Però Kepa non chiudo il discorso se non racconti anche al nostro pubblico delle tue disavventure sanitarie. Ieri scherzavamo sul fatto che hai contratto tutte le malattie peggiori: epatite, malaria…
Durante questi viaggi vai a divertirti ma sai anche di andare incontro a certi problemi, sei pronto ad accettarlo. Sicuramente sono una persona fortunata, molti ci tengono a ricordarmelo: “ah che vita che fai, vorrei essere come te”. Sì, a parole sono tutti bravi, poi devi avere la forza di volontà per metterti in certe situazioni di rischio. Sono scelte.
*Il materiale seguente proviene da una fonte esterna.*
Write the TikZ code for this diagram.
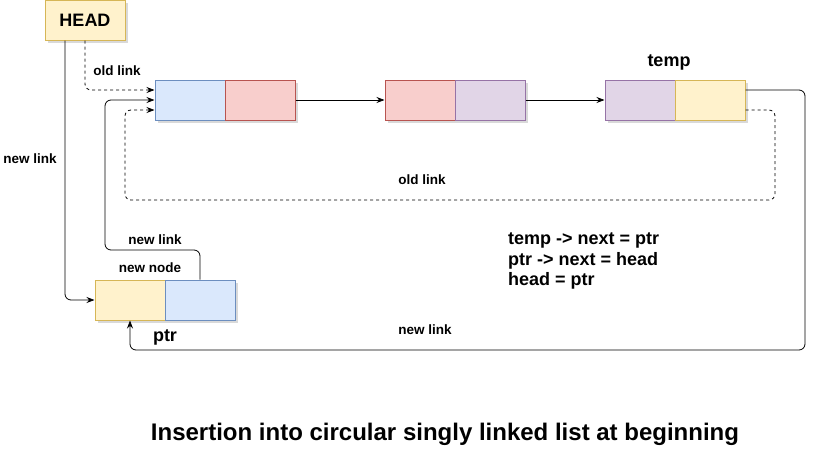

Kepa sei senz’altro una persona con i piedi saldamente ancorati all vita reale ma esiste anche una seconda vita, quella dei social, che tu forse sei costretto a vivere per raccontare delle tue avventure e continuare a fare ciò che ami. Che rapporto hai coi social?
In realtà io faccio parte di una generazione di pionieri dei social. Ai tempi di quel primo viaggio sulle tracce di Corey Lopez avevo intuito le potenzialità di YouTube e Facebook, il problema era che viaggiavo da solo. La GoPro cambiò tutto. La acquistai dagli Stati Uniti e ci mise 3 mesi ad arrivare. Quando ancora la parola “selfie” non esisteva, io, Aritz e altri surf explorer filmavamo noi stessi in queste avventure. I telefoni non avevano nemmeno la fotocamera incorporata. A quei tempi quella dei social era una vita più sostenibile perché non c’era tutta questa competizione e di conseguenza non dovevi per forza stare tutto il giorno connesso a pubblicare.
Ultimo argomento: le tavole. Lavori con Pukas che sta puntando molto su tavole alternative e stilose, perfettamente adatte al tuo stile attuale. Quando hai deciso di passare dalle tavole performanti a tavole come dei mid lenght? Pensi che abbiano beneficiato al tuo surf?
Fino al 2006 surfavo per competere. Quando ho smesso, perché non mi sentivo più a mio agio, continuavo a ragionare come prima: finivo un’onda pensando questo è un 5, questo è un 7. Ho avuto una crisi di identità. Per uscirne ho iniziato a surfare tavole che ti aiutano a disegnare linee differenti, più rispettose del ritmo di un’onda. È come la musica: se suoni la chitarra non devi per forza andare veloce, sei bravo se vai a tempo. Ho iniziato a divertirmi in mare cercando di andare a tempo con il ritmo dell’onda.
Sarebbe figo classificare le onde in base al ritmo che hanno…
Sono sicuro che ogni onda abbia un ritmo, dobbiamo rispettarlo. Se non lo fai magari puoi chiudere manovre incredibili ma perdi il flow.
Grazie Kepa, è stato un onore.
Grazie a voi e spero di tornare in Italia per surfare insieme alcune delle onde di cui mi avete parlato, sarei veramente curioso di tornare.